§ **Challenge**
Give a verbatim copy of the lines below, minus the pictures.

═══ Source excerpt ═══

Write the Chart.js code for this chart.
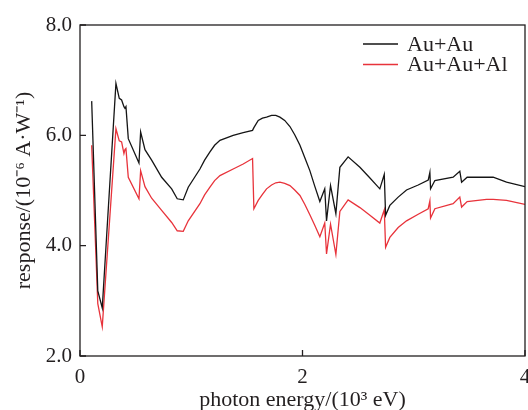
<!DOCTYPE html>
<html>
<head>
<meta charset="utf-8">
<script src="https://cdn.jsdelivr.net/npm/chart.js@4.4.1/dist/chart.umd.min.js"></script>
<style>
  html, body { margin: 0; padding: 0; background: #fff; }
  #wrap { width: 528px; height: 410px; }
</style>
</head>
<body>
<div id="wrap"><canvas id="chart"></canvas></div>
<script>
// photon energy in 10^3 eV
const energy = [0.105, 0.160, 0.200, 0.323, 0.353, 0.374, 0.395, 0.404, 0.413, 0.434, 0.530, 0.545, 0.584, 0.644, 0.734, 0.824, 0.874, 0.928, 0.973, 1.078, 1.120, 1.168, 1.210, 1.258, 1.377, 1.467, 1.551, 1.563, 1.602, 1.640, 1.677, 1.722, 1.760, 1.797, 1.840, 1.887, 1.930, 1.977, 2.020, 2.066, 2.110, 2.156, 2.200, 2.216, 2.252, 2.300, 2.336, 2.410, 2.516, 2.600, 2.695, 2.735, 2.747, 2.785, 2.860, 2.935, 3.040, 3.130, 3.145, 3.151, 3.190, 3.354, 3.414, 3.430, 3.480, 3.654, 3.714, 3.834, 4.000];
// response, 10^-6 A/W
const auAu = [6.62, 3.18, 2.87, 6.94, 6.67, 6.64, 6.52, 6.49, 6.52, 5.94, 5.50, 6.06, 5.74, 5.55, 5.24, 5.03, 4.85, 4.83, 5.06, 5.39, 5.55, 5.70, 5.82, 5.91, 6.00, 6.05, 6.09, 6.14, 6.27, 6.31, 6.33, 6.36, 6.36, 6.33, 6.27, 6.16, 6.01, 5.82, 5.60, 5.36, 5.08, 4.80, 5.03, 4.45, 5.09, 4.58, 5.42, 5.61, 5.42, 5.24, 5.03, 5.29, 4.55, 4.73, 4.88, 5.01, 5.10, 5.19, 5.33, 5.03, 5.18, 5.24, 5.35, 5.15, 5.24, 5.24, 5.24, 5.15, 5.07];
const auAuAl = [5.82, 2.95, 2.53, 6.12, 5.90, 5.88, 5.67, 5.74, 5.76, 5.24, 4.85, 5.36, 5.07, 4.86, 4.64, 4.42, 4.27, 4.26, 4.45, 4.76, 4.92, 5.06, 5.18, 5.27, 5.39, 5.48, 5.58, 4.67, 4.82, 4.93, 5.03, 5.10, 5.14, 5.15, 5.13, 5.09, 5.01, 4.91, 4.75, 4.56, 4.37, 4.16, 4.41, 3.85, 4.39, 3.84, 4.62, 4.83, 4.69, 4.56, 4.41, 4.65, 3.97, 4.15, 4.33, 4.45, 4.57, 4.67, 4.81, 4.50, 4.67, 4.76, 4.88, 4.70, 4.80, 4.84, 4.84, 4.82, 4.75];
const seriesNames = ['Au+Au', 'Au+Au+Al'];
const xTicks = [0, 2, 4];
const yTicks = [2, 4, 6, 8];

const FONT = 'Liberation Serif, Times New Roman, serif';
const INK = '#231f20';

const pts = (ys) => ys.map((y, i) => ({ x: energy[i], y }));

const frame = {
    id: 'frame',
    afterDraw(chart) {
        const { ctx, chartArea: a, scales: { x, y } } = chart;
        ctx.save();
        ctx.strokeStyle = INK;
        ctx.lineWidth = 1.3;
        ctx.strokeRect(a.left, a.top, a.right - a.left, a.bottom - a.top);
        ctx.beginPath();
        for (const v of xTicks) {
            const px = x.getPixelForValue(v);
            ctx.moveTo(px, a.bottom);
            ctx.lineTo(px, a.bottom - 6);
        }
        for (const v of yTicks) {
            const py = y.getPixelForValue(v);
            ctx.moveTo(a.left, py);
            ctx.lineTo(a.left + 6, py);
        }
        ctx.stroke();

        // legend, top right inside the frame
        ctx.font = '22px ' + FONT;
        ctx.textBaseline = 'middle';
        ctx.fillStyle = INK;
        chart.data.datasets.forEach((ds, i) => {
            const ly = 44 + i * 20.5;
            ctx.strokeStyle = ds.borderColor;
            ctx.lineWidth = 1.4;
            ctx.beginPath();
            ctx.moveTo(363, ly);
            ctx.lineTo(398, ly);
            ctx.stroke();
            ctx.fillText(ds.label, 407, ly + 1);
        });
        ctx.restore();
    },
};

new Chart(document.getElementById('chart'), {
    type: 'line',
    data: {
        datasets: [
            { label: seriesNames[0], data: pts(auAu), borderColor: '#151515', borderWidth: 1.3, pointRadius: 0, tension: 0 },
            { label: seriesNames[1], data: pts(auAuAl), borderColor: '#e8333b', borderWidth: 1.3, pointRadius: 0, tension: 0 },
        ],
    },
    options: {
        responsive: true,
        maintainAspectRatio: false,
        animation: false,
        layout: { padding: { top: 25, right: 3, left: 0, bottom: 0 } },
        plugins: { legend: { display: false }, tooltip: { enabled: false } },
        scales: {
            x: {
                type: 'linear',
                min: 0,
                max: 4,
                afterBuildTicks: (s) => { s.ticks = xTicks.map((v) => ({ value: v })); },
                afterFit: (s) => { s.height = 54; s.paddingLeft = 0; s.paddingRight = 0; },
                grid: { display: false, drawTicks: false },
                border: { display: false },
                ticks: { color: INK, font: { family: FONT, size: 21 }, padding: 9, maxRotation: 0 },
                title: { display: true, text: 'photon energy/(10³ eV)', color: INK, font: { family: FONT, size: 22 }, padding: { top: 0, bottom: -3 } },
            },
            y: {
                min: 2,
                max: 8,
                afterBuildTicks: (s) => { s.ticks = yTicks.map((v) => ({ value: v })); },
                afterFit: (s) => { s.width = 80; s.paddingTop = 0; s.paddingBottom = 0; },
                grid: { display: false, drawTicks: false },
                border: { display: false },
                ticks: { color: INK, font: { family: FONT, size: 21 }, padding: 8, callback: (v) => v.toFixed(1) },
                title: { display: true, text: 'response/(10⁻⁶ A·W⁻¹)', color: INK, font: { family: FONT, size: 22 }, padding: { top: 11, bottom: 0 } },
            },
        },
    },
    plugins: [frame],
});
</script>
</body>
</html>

═══

§ **Reply to the task**
Write the Chart.js code for this chart.
<!DOCTYPE html>
<html>
<head>
<meta charset="utf-8">
<script src="https://cdn.jsdelivr.net/npm/chart.js@4.4.1/dist/chart.umd.min.js"></script>
<style>
  html, body { margin: 0; padding: 0; background: #fff; }
  #wrap { width: 528px; height: 410px; }
</style>
</head>
<body>
<div id="wrap"><canvas id="chart"></canvas></div>
<script>
// photon energy in 10^3 eV
const energy = [0.105, 0.160, 0.200, 0.323, 0.353, 0.374, 0.395, 0.404, 0.413, 0.434, 0.530, 0.545, 0.584, 0.644, 0.734, 0.824, 0.874, 0.928, 0.973, 1.078, 1.120, 1.168, 1.210, 1.258, 1.377, 1.467, 1.551, 1.563, 1.602, 1.640, 1.677, 1.722, 1.760, 1.797, 1.840, 1.887, 1.930, 1.977, 2.020, 2.066, 2.110, 2.156, 2.200, 2.216, 2.252, 2.300, 2.336, 2.410, 2.516, 2.600, 2.695, 2.735, 2.747, 2.785, 2.860, 2.935, 3.040, 3.130, 3.145, 3.151, 3.190, 3.354, 3.414, 3.430, 3.480, 3.654, 3.714, 3.834, 4.000];
// response, 10^-6 A/W
const auAu = [6.62, 3.18, 2.87, 6.94, 6.67, 6.64, 6.52, 6.49, 6.52, 5.94, 5.50, 6.06, 5.74, 5.55, 5.24, 5.03, 4.85, 4.83, 5.06, 5.39, 5.55, 5.70, 5.82, 5.91, 6.00, 6.05, 6.09, 6.14, 6.27, 6.31, 6.33, 6.36, 6.36, 6.33, 6.27, 6.16, 6.01, 5.82, 5.60, 5.36, 5.08, 4.80, 5.03, 4.45, 5.09, 4.58, 5.42, 5.61, 5.42, 5.24, 5.03, 5.29, 4.55, 4.73, 4.88, 5.01, 5.10, 5.19, 5.33, 5.03, 5.18, 5.24, 5.35, 5.15, 5.24, 5.24, 5.24, 5.15, 5.07];
const auAuAl = [5.82, 2.95, 2.53, 6.12, 5.90, 5.88, 5.67, 5.74, 5.76, 5.24, 4.85, 5.36, 5.07, 4.86, 4.64, 4.42, 4.27, 4.26, 4.45, 4.76, 4.92, 5.06, 5.18, 5.27, 5.39, 5.48, 5.58, 4.67, 4.82, 4.93, 5.03, 5.10, 5.14, 5.15, 5.13, 5.09, 5.01, 4.91, 4.75, 4.56, 4.37, 4.16, 4.41, 3.85, 4.39, 3.84, 4.62, 4.83, 4.69, 4.56, 4.41, 4.65, 3.97, 4.15, 4.33, 4.45, 4.57, 4.67, 4.81, 4.50, 4.67, 4.76, 4.88, 4.70, 4.80, 4.84, 4.84, 4.82, 4.75];
const seriesNames = ['Au+Au', 'Au+Au+Al'];
const xTicks = [0, 2, 4];
const yTicks = [2, 4, 6, 8];

const FONT = 'Liberation Serif, Times New Roman, serif';
const INK = '#231f20';

const pts = (ys) => ys.map((y, i) => ({ x: energy[i], y }));

const frame = {
    id: 'frame',
    afterDraw(chart) {
        const { ctx, chartArea: a, scales: { x, y } } = chart;
        ctx.save();
        ctx.strokeStyle = INK;
        ctx.lineWidth = 1.3;
        ctx.strokeRect(a.left, a.top, a.right - a.left, a.bottom - a.top);
        ctx.beginPath();
        for (const v of xTicks) {
            const px = x.getPixelForValue(v);
            ctx.moveTo(px, a.bottom);
            ctx.lineTo(px, a.bottom - 6);
        }
        for (const v of yTicks) {
            const py = y.getPixelForValue(v);
            ctx.moveTo(a.left, py);
            ctx.lineTo(a.left + 6, py);
        }
        ctx.stroke();

        // legend, top right inside the frame
        ctx.font = '22px ' + FONT;
        ctx.textBaseline = 'middle';
        ctx.fillStyle = INK;
        chart.data.datasets.forEach((ds, i) => {
            const ly = 44 + i * 20.5;
            ctx.strokeStyle = ds.borderColor;
            ctx.lineWidth = 1.4;
            ctx.beginPath();
            ctx.moveTo(363, ly);
            ctx.lineTo(398, ly);
            ctx.stroke();
            ctx.fillText(ds.label, 407, ly + 1);
        });
        ctx.restore();
    },
};

new Chart(document.getElementById('chart'), {
    type: 'line',
    data: {
        datasets: [
            { label: seriesNames[0], data: pts(auAu), borderColor: '#151515', borderWidth: 1.3, pointRadius: 0, tension: 0 },
            { label: seriesNames[1], data: pts(auAuAl), borderColor: '#e8333b', borderWidth: 1.3, pointRadius: 0, tension: 0 },
        ],
    },
    options: {
        responsive: true,
        maintainAspectRatio: false,
        animation: false,
        layout: { padding: { top: 25, right: 3, left: 0, bottom: 0 } },
        plugins: { legend: { display: false }, tooltip: { enabled: false } },
        scales: {
            x: {
                type: 'linear',
                min: 0,
                max: 4,
                afterBuildTicks: (s) => { s.ticks = xTicks.map((v) => ({ value: v })); },
                afterFit: (s) => { s.height = 54; s.paddingLeft = 0; s.paddingRight = 0; },
                grid: { display: false, drawTicks: false },
                border: { display: false },
                ticks: { color: INK, font: { family: FONT, size: 21 }, padding: 9, maxRotation: 0 },
                title: { display: true, text: 'photon energy/(10³ eV)', color: INK, font: { family: FONT, size: 22 }, padding: { top: 0, bottom: -3 } },
            },
            y: {
                min: 2,
                max: 8,
                afterBuildTicks: (s) => { s.ticks = yTicks.map((v) => ({ value: v })); },
                afterFit: (s) => { s.width = 80; s.paddingTop = 0; s.paddingBottom = 0; },
                grid: { display: false, drawTicks: false },
                border: { display: false },
                ticks: { color: INK, font: { family: FONT, size: 21 }, padding: 8, callback: (v) => v.toFixed(1) },
                title: { display: true, text: 'response/(10⁻⁶ A·W⁻¹)', color: INK, font: { family: FONT, size: 22 }, padding: { top: 11, bottom: 0 } },
            },
        },
    },
    plugins: [frame],
});
</script>
</body>
</html>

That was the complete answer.